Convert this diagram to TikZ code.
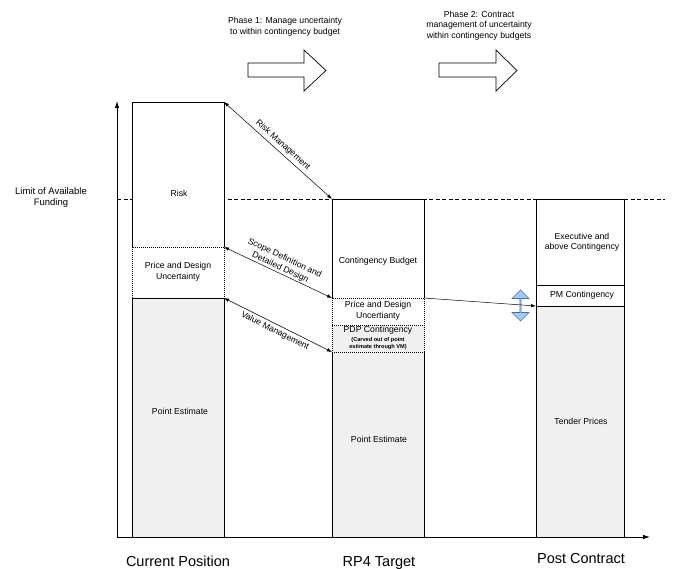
\documentclass[tikz,border=0pt]{standalone}
\usepackage{fontspec}
\setmainfont{Liberation Sans}
\usetikzlibrary{arrows.meta,shapes.arrows}
\definecolor{estgray}{HTML}{F0F0F0}
\definecolor{bluefill}{HTML}{99CCFF}
\definecolor{blueline}{HTML}{4F6D99}
\tikzset{
  seg/.style={inner sep=0pt, outer sep=0pt, anchor=north west, minimum width=92pt},
  lbl/.style={font=\fontsize{8.7}{10.5}\selectfont, align=center, inner sep=0pt},
  tinylbl/.style={font=\fontsize{5.6}{7.4}\selectfont\bfseries, align=center, inner sep=0pt},
  biglbl/.style={font=\fontsize{14.5}{17}\selectfont, inner sep=0pt, anchor=base},
  blockarrow/.style={draw, line width=0.7pt, fill=white},
  linkarrow/.style={{Latex[length=5pt,width=3.5pt]}-{Latex[length=5pt,width=3.5pt]}, line width=0.5pt},
  dotline/.style={dash pattern=on 1pt off 1pt, line width=0.7pt},
}
\begin{document}
\begin{tikzpicture}[x=1pt, y=-1pt, line width=0.8pt]
\useasboundingbox (0,0) rectangle (688,568);

% phase arrows and captions
\draw[blockarrow] (248,63) -- (304,63) -- (304,50) -- (326,70.5) -- (304,91) -- (304,77) -- (248,77) -- cycle;
\draw[blockarrow] (439,63) -- (496,63) -- (496,50) -- (517,70.5) -- (496,91) -- (496,77) -- (439,77) -- cycle;
\node[lbl] (phaseone) at (285,26.5) {Phase 1: Manage uncertainty\\to within contingency budget};
\node[lbl] (phasetwo) at (479,25.5) {Phase 2: Contract\\management of uncertainty\\within contingency budgets};

% axes
\coordinate (orig) at (117,537);
\coordinate (ytop) at (117,101);
\coordinate (xend) at (650,537);
\draw[-{Latex[length=7pt,width=4.5pt]}] (orig) -- (ytop);
\draw[-{Latex[length=7pt,width=4.5pt]}] (orig) -- (xend);

% funding limit
\draw[dash pattern=on 4pt off 2.5pt] (117,199) -- (665,199);
\node[font=\fontsize{9.5}{11.5}\selectfont, align=center, inner sep=0pt] (limit) at (51,197.5) {Limit of Available\\Funding};

% current position
\node[seg, fill=white, minimum height=145pt] (risk) at (132,102) {};
\node[seg, fill=white, minimum height=51pt] (pdu1) at (132,247) {};
\node[seg, fill=estgray, minimum height=239pt] (pe1) at (132,298) {};
\draw (pdu1.north west) -- (risk.north west) -- (risk.north east) -- (pdu1.north east);
\draw[dotline] (pdu1.north west) rectangle (pdu1.south east);
\draw (pe1.north west) rectangle (pe1.south east);

% RP4 target
\node[seg, fill=white, minimum height=99pt] (cb) at (332,199) {};
\node[seg, fill=white, minimum height=27pt] (pdu2) at (332,298) {};
\node[seg, fill=estgray, minimum height=27pt] (pdp) at (332,325) {};
\node[seg, fill=estgray, minimum height=185pt] (pe2) at (332,352) {};
\draw (pdu2.north west) -- (cb.north west) -- (cb.north east) -- (pdu2.north east);
\draw (pe2.north west) -- (pe2.south west) -- (pe2.south east) -- (pe2.north east);
\draw[dotline] (pdu2.north west) rectangle (pdp.south east);
\draw[dotline] (pdp.north west) -- (pdp.north east);

% post contract
\node[seg, minimum width=88pt, draw, fill=white, minimum height=86pt] (exec) at (536,199) {};
\node[seg, minimum width=88pt, draw, minimum height=21pt] (pm) at (536,285) {};
\node[seg, minimum width=88pt, draw, fill=estgray, minimum height=231pt] (tp) at (536,306) {};

% segment labels
\node[lbl] (risktxt) at (179,193) {Risk};
\node[lbl] (pdu1txt) at (178,271.5) {Price and Design\\Uncertainty};
\node[lbl] (pe1txt) at (180,411) {Point Estimate};
\node[lbl] (cbtxt) at (378,261) {Contingency Budget};
\node[lbl] (pdu2txt) at (378,310.5) {Price and Design\\Uncertianty};
\node[lbl] (pdptxt) at (378,330) {PDP Contingency};
\node[tinylbl] (carvedtxt) at (378,343.5) {(Carved out of point\\estimate through VM)};
\node[lbl] (pe2txt) at (379,439) {Point Estimate};
\node[lbl] (exectxt) at (582,242) {Executive and\\above Contingency};
\node[lbl] (pmtxt) at (582,295) {PM Contingency};
\node[lbl] (tptxt) at (581,421) {Tender Prices};

% stage names
\node[biglbl] (curpos) at (178,566.5) {Current Position};
\node[biglbl] (rpfour) at (379,566.5) {RP4 Target};
\node[biglbl] (postcon) at (581,563) {Post Contract};

% management links
\draw[linkarrow] (risk.north east) -- node[lbl, sloped, above=3pt] (riskmgmt) {Risk Management} (cb.north west);
\draw[linkarrow] (pdu1.north east) -- node[lbl, sloped, above=1pt] (scopedef) {Scope Definition and\\Detailed Design} (pdu2.north west);
\draw[linkarrow] (pe1.north east) -- node[lbl, sloped, below=2.5pt] (valmgmt) {Value Management} (pdp.south west);

% transfer to PM contingency
\node[double arrow, draw=blueline, fill=bluefill, line width=0.6pt, rotate=90, minimum height=31pt, minimum width=17pt, double arrow head extend=4pt, inner sep=0pt] (bluearrow) at (520.5,305.5) {};
\draw[-{Latex[length=5pt,width=3.5pt]}, line width=0.5pt] (pdu2.north east) -- (tp.north west);
\end{tikzpicture}
\end{document}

■ ■ ■ ■

== Short task ==
Go from the first line of the listing to the line holding "(0,0) rectangle (688,568);" and, please, transcribe those lines exactly, both included, with no pictures.

== Correct result ==
Convert this diagram to TikZ code.
\documentclass[tikz,border=0pt]{standalone}
\usepackage{fontspec}
\setmainfont{Liberation Sans}
\usetikzlibrary{arrows.meta,shapes.arrows}
\definecolor{estgray}{HTML}{F0F0F0}
\definecolor{bluefill}{HTML}{99CCFF}
\definecolor{blueline}{HTML}{4F6D99}
\tikzset{
  seg/.style={inner sep=0pt, outer sep=0pt, anchor=north west, minimum width=92pt},
  lbl/.style={font=\fontsize{8.7}{10.5}\selectfont, align=center, inner sep=0pt},
  tinylbl/.style={font=\fontsize{5.6}{7.4}\selectfont\bfseries, align=center, inner sep=0pt},
  biglbl/.style={font=\fontsize{14.5}{17}\selectfont, inner sep=0pt, anchor=base},
  blockarrow/.style={draw, line width=0.7pt, fill=white},
  linkarrow/.style={{Latex[length=5pt,width=3.5pt]}-{Latex[length=5pt,width=3.5pt]}, line width=0.5pt},
  dotline/.style={dash pattern=on 1pt off 1pt, line width=0.7pt},
}
\begin{document}
\begin{tikzpicture}[x=1pt, y=-1pt, line width=0.8pt]
\useasboundingbox (0,0) rectangle (688,568);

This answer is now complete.